L'acteur Sam Claflin campe parfaitement le rôle de Phillip, jeune homme fougueux, agaçant et mal dégrossi, réussissant à nous attirer plus de sympathie que le personnage du roman, parfois un peu trop rustre.

Rachel Weisz, du haut de son talent, n'arrive pourtant pas à irradier toutes les facettes de la cousine Rachel, plus rayonnante et plus solaire dans le roman. La Rachel du film, bien que toute en nuance et fidèle au roman, recèle d'une fragilité trop marquée à mes yeux.

Seecombe, que j'imaginais moins grincheux et moins campagnard n'est pas non plus réussi à mes yeux. Seuls Louise et Mr Kendall s'en sortent avec un panache ainsi qu'une présence supérieure à celle du roman.

Bien que j'ai trouvé intéressant l'axe du film, qui s'article autour de la question Rachel est-elle coupable ou ne l'est-elle pas ?, je ne suis absolument pas rentrée dans le film, n'ai pas du tout été transportée dans cette Angleterre victorienne, campagnarde et gothique comme je l'avais été pour Loin de la foule déchainée, qui m'avait vraiment envoûtée par exemple.

Pour finir, l'interprétation que donne le film du roman diffère de la compréhension que j'en avais eu, donnant lieu à un dénouement plus ambigu, moins clair, plus flou et plus agaçant pour ma part.

Bref, bien que l'adaptation soit plutôt fidèle au roman et fait en sortes de bien lui rendre hommage, s'il ne devait en rester qu'un, je te conseille de passer ton chemin sur le film pour ne conserver que le plaisir du roman, hautement plus qualitatif.

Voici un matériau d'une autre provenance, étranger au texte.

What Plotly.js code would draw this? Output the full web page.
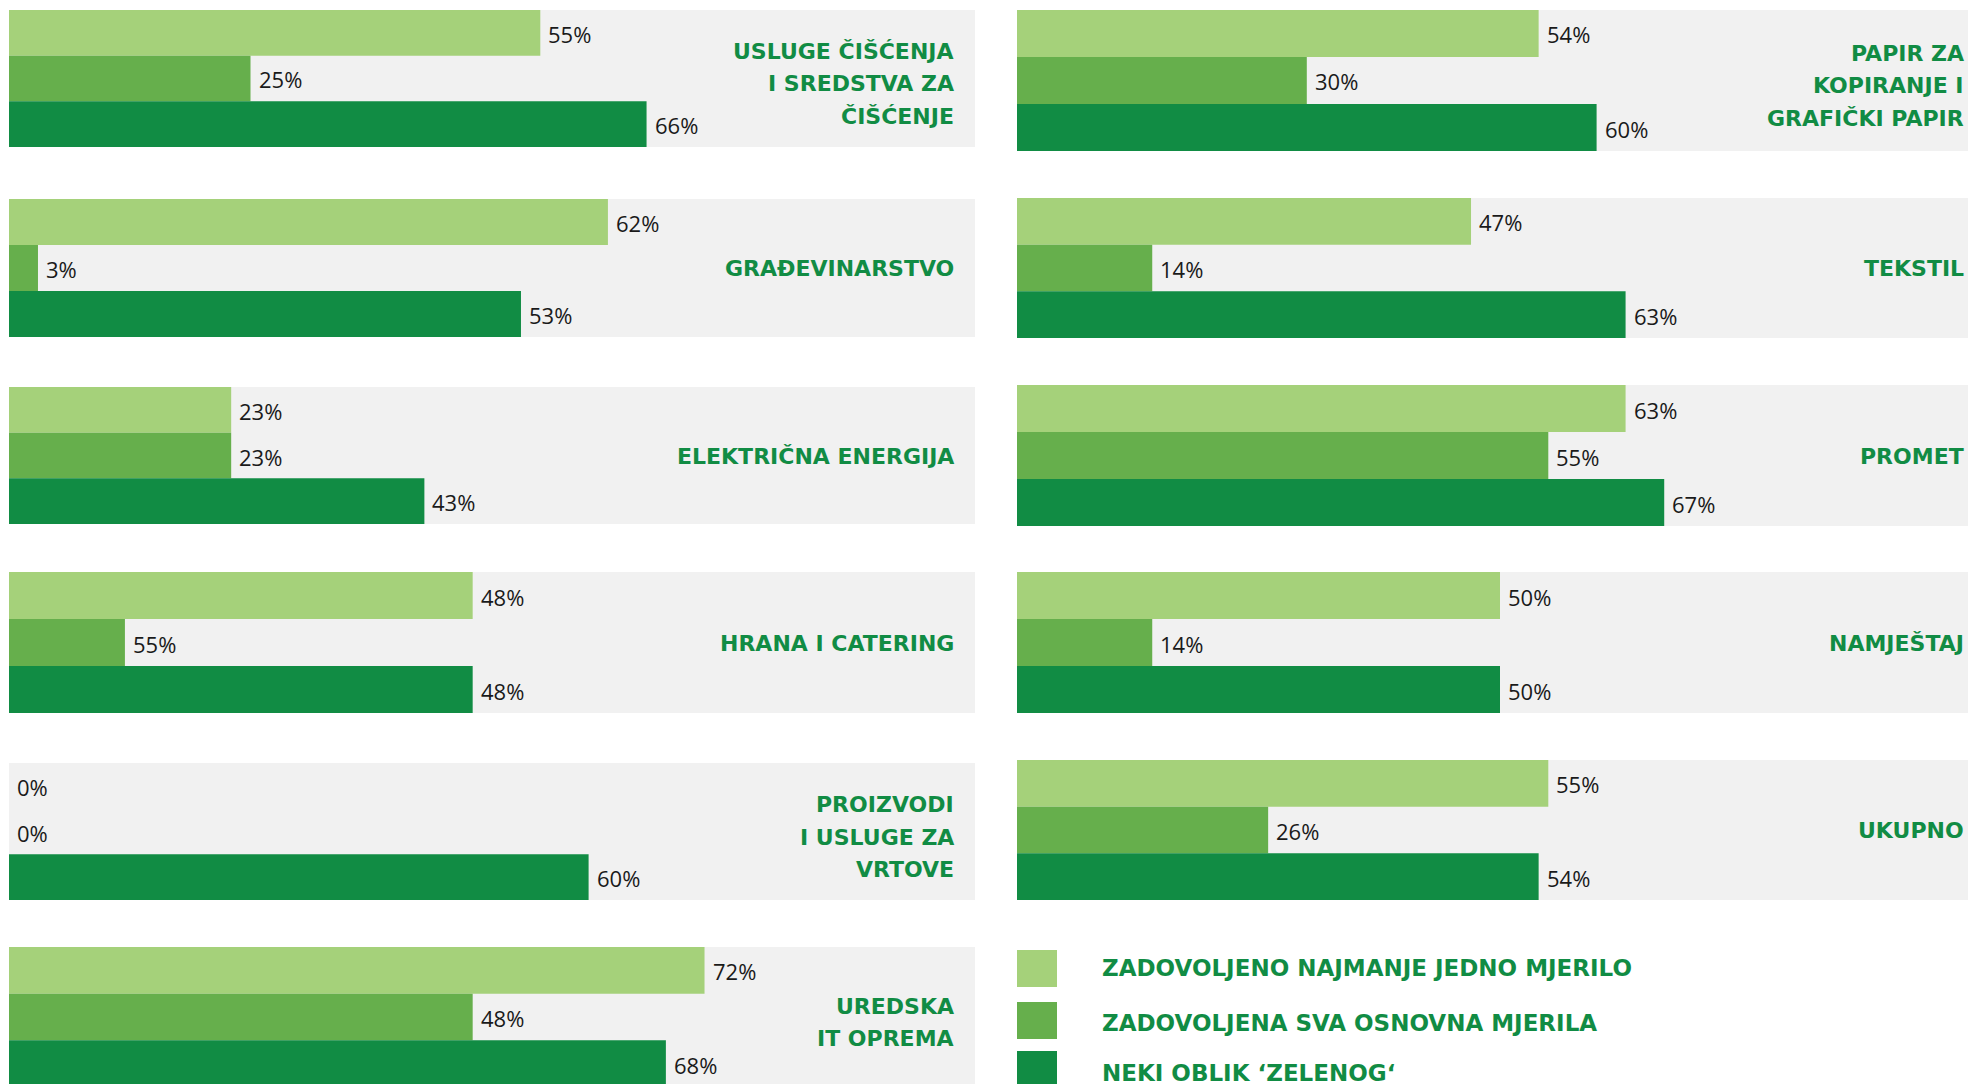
<!DOCTYPE html>
<html>
<head>
<meta charset="utf-8">
<script src="https://cdn.plot.ly/plotly-3.0.1.min.js"></script>
<style>
  html, body { margin: 0; padding: 0; background: #ffffff; }
  #chart { width: 1968px; height: 1084px; }
</style>
</head>
<body>
<div id="chart"></div>
<script>
// ---------------- DATA ----------------
const categories = [
  'USLUGE ČIŠĆENJA<br>I SREDSTVA ZA<br>ČIŠĆENJE',
  'GRAĐEVINARSTVO',
  'ELEKTRIČNA ENERGIJA',
  'HRANA I CATERING',
  'PROIZVODI<br>I USLUGE ZA<br>VRTOVE',
  'UREDSKA<br>IT OPREMA',
  'PAPIR ZA<br>KOPIRANJE I<br>GRAFIČKI PAPIR',
  'TEKSTIL',
  'PROMET',
  'NAMJEŠTAJ',
  'UKUPNO'
];
const seriesNames = [
  'ZADOVOLJENO NAJMANJE JEDNO MJERILO',
  'ZADOVOLJENA SVA OSNOVNA MJERILA',
  'NEKI OBLIK ‘ZELENOG‘'
];
// bar lengths (%)
const najmanjeJedno = [55, 62, 23, 48, 0, 72, 54, 47, 63, 50, 55];
const svaOsnovna    = [25, 3, 23, 12, 0, 48, 30, 14, 55, 14, 26];
const nekiOblik     = [66, 53, 43, 48, 60, 68, 60, 63, 67, 50, 54];
// printed value labels (as shown in the picture)
const labelsNajmanje = ['55%', '62%', '23%', '48%', '0%', '72%', '54%', '47%', '63%', '50%', '55%'];
const labelsSva      = ['25%', '3%', '23%', '55%', '0%', '48%', '30%', '14%', '55%', '14%', '26%'];
const labelsNeki     = ['66%', '53%', '43%', '48%', '60%', '68%', '60%', '63%', '67%', '50%', '54%'];

// ---------------- STYLE / LAYOUT ----------------
const colors = ['#a5d17a', '#66af4c', '#118c44'];
const labelGreen = '#118c44';
const W = 1968, H = 1084;

const leftCol  = { x0: 9, x1: 975, pxPerPct: 9.66, tops: [10, 199, 387, 572, 763, 947], bottoms: [147, 337, 524, 713, 900, 1087], labelShift: -19 };
const rightCol = { x0: 1017, x1: 1968, pxPerPct: 9.66, tops: [10, 198, 385, 572, 760], bottoms: [151, 338, 526, 713, 900], labelShift: -2 };

const valueFont = { family: 'Open Sans, sans-serif', size: 22, color: '#1a1a1a' };
const catFont = { family: 'DejaVu Sans, sans-serif', size: 22, color: labelGreen, weight: 700 };
const legFont = { family: 'DejaVu Sans, sans-serif', size: 23, color: labelGreen, weight: 700 };

const seriesValues = [najmanjeJedno, svaOsnovna, nekiOblik];
const seriesLabels = [labelsNajmanje, labelsSva, labelsNeki];

const traces = [];
const layout = {
  width: W, height: H,
  margin: { l: 0, r: 0, t: 0, b: 0, pad: 0 },
  paper_bgcolor: '#ffffff',
  plot_bgcolor: '#f1f1f1',
  showlegend: false,
  barmode: 'overlay',
  annotations: [],
  shapes: []
};

categories.forEach((cat, i) => {
  const isLeft = i < 6;
  const col = isLeft ? leftCol : rightCol;
  const k = isLeft ? i : i - 6;
  const n = i + 1;
  const xa = 'x' + (n === 1 ? '' : n);
  const ya = 'y' + (n === 1 ? '' : n);
  const top = col.tops[k];
  const bottom = col.bottoms[k];
  const visBottom = Math.min(bottom, H);
  const yLow = 2.5 - 3 * (visBottom - top) / (bottom - top);
  const xMax = (col.x1 - col.x0) / col.pxPerPct;

  layout['xaxis' + (n === 1 ? '' : n)] = {
    domain: [col.x0 / W, col.x1 / W], range: [0, xMax], anchor: ya,
    showgrid: false, zeroline: false, showticklabels: false, showline: false, ticks: '', fixedrange: true
  };
  layout['yaxis' + (n === 1 ? '' : n)] = {
    domain: [1 - visBottom / H, 1 - top / H], range: [yLow, 2.5], anchor: xa,
    showgrid: false, zeroline: false, showticklabels: false, showline: false, ticks: '', fixedrange: true
  };

  const vals = seriesValues.map(s => s[i]);
  traces.push({
    type: 'bar', orientation: 'h',
    x: vals, y: [2, 1, 0], width: [1, 1, 1],
    marker: { color: colors, line: { width: 0 } },
    xaxis: xa, yaxis: ya, hoverinfo: 'none', textposition: 'none'
  });

  // value labels
  seriesLabels.forEach((labs, s) => {
    layout.annotations.push({
      xref: xa, yref: ya, x: seriesValues[s][i], y: 2 - s,
      text: labs[i], showarrow: false, xanchor: 'left', yanchor: 'middle',
      xshift: 6, yshift: -1, font: valueFont
    });
  });

  // category label lines, centred on the full (unclipped) panel
  const lines = cat.split('<br>');
  const pitch = 32.5;
  const extra = lines.length > 1 ? -5.5 : -0.5;
  const yCentreDomain = ((top + bottom) / 2 - visBottom) / (top - visBottom);
  lines.forEach((ln, j) => {
    layout.annotations.push({
      xref: xa + ' domain', yref: ya + ' domain', x: 1, y: yCentreDomain,
      text: ln, showarrow: false, xanchor: 'right', yanchor: 'middle',
      xshift: col.labelShift, yshift: ((lines.length - 1) / 2 - j) * pitch + extra,
      font: catFont
    });
  });
});

// legend (built from series names and colours)
const legSquareTops = [950, 1002, 1051];
const legTextCenters = [968, 1023, 1073];
seriesNames.forEach((name, s) => {
  layout.shapes.push({
    type: 'rect', xref: 'paper', yref: 'paper',
    x0: 1017 / W, x1: 1057 / W,
    y0: 1 - Math.min(legSquareTops[s] + 37, H) / H, y1: 1 - legSquareTops[s] / H,
    fillcolor: colors[s], line: { width: 0 }, layer: 'above'
  });
  layout.annotations.push({
    xref: 'paper', yref: 'paper', x: 1100 / W, y: 1 - legTextCenters[s] / H,
    text: name, showarrow: false, xanchor: 'left', yanchor: 'middle',
    font: legFont
  });
});

Plotly.newPlot('chart', traces, layout, { displayModeBar: false, staticPlot: true });
</script>
</body>
</html>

Un très bon roman extrêmement prenant, dont on ne s'explique pas la recette ! La plume de Du Maurier, simple en apparence, recèle de subtilités posées au bon moment. J'ai adoré son intrigue, la finesse et la subtilité de son traité, la tension psychologique constante au coin de chaque page. Ni thriller ni roman d'apprentissage, Ma cousin Rachel nous plonge au coeur d'un dangereux jeu de masques, sous fond d'Angleterre victorienne. Pour ma part j'ai vraiment pris beaucoup de plaisir à cette lecture, infiniment plus que lors de L'amour dans l'âme, où toutes ces qualités manquaient.